An A/D conversion device that combines an analog calculating circuit and an A/D conversion circuit has problems of quality and cost. As examples of quality problems, circuit characteristics such as the fluctuate of the amplification rate and the gain due to temperature characteristics which are specific to the analog amplification circuit, making it difficult to obtain a precise output digital signal value, and the power consumed by the entire A/D conversion device increases due to the steady-state current required to drive the analog amplification circuit. An example of a cost problem is that, since a transistor required for the analog amplification circuit has a larger element size than a metal oxide semiconductor (MOS) transistor generally used in digital circuits, the circuit area when integrating on one chip is larger, making it difficult to reduce the cost. Meanwhile, to accompany higher performance of systems in the practical sphere, A/D conversion devices need greater precision, and there is a demand for high bit resolution.
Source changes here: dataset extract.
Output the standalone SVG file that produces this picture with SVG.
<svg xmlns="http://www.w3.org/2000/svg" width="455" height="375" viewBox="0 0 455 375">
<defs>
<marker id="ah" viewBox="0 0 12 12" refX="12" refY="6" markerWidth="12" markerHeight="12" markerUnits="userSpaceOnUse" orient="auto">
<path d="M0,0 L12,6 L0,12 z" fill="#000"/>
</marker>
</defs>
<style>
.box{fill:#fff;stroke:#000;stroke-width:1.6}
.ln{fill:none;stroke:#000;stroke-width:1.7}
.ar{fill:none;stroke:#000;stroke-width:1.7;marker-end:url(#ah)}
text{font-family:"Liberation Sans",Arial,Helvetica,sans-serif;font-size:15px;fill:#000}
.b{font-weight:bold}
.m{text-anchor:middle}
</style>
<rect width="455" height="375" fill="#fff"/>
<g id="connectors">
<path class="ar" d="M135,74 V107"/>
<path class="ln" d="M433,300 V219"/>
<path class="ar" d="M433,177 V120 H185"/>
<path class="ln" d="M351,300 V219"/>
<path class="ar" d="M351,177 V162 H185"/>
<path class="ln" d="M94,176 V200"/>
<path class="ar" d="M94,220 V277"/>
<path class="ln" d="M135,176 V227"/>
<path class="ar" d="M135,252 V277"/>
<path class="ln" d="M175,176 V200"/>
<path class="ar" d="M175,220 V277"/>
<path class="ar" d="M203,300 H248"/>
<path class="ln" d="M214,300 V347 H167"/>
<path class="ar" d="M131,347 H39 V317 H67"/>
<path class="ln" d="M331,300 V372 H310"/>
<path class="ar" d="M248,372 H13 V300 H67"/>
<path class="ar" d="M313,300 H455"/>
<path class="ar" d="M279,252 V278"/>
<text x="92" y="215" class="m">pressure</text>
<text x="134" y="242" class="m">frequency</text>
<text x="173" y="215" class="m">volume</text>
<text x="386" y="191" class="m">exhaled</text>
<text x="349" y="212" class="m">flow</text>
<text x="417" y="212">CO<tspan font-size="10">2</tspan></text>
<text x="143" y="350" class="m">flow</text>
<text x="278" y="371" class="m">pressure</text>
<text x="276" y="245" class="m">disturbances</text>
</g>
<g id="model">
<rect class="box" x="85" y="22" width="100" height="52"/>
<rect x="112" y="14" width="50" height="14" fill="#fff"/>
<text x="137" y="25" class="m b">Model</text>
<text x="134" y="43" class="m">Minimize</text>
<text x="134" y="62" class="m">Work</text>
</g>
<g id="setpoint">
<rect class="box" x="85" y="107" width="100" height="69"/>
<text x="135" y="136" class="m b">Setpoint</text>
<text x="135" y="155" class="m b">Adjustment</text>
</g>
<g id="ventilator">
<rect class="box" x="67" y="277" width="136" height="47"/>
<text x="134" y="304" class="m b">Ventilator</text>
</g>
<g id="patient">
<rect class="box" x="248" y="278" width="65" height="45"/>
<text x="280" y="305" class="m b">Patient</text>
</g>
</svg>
In response to such demands, an time A/D conversion circuit disclosed in Patent Literature 1 employs an entirely digital circuit to constitute a function of encoding a pulse phase difference that includes a ring delay line, a counter, a latch circuit, a pulse selector, and encoder, and a subtraction circuit. According to this technology, since high bit resolution can be realized by an extension of the delay line and the like, a desired bit resolution can be obtained with a digital circuit, without using an analog amplification circuit.
Moreover, since an analog amplification circuit is not used, effects are obtained of maintaining product quality by suppressing change in circuit characteristics affected by temperature characteristics which are unique to the analog circuit, and also of lowering cost as a result of reduced power consumption and higher integration.